The former reporter and private detective was so interested that he took his time finding the right way to write about it.
"I'd tried for a while to work that setting and that history into a traditional crime novel plot, and it just never worked," he says. "Everything was always returning to a casino heist novel -- which I did not want to write."
It wasn't until he decided to go in a completely new -- and supernatural -- direction that a novel began to take shape.

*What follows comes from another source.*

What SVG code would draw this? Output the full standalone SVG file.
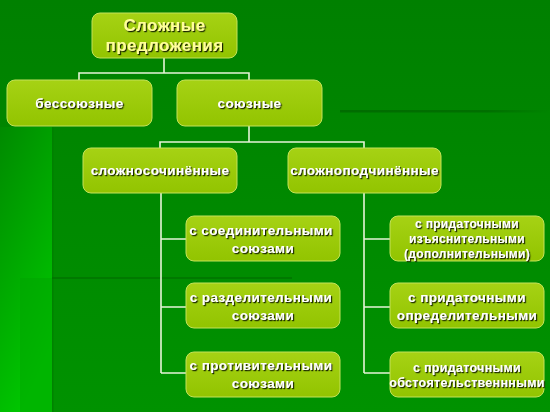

That novel, So Cold the River, follows filmmaker Eric Shaw as he's hired to uncover and record the history of a dying man who has left precious little information about his roots, save for the name of his hometown -- West Baden Springs -- and a bottle of Pluto Water -- a substance manufactured in nearby French Lick, Ind., around the turn of the century that claimed to cure any affliction known to man.
Shaw's search takes him to a newly restored West Baden Springs Hotel and the mysterious Lost River -- an evil force that flows around and under the hotel -- to confront the ghosts of his client's past.
It's a chilling tale, but Koryta is quick to assert that it is not a "haunted hotel story."
"It's more about the water and towns themselves," he says.
And, apparently, also the music. Koryta says the architecture of the West Baden Springs Hotel informed the story just as much as the music he listened to while writing it. He cites the song "Short Trips Home" by Indiana native violinist Joshua Bell and fellow Hoosier composer Edgar Meyer as an especially significant source of inspiration.
"The song itself is just scorchingly beautiful," he says. "It's an Americana-, folk-inspired piece, but there's this joined quality of beauty and sorrow," he says.
Just as he tried to imagine the story behind the hotel, Koryta says he also tried to imagine the story behind the song and, in doing so, landed on the image of a Depression-era prodigy violinist busking in tattered clothes with his violin case open for donations.
He says the performer's history and motives, which play a significant role in the novel's narrative, all arose from the song itself.
"It's just a haunting song," he says. "He hits notes that still just put chills down my spine."
Koryta's book is likely to do the same.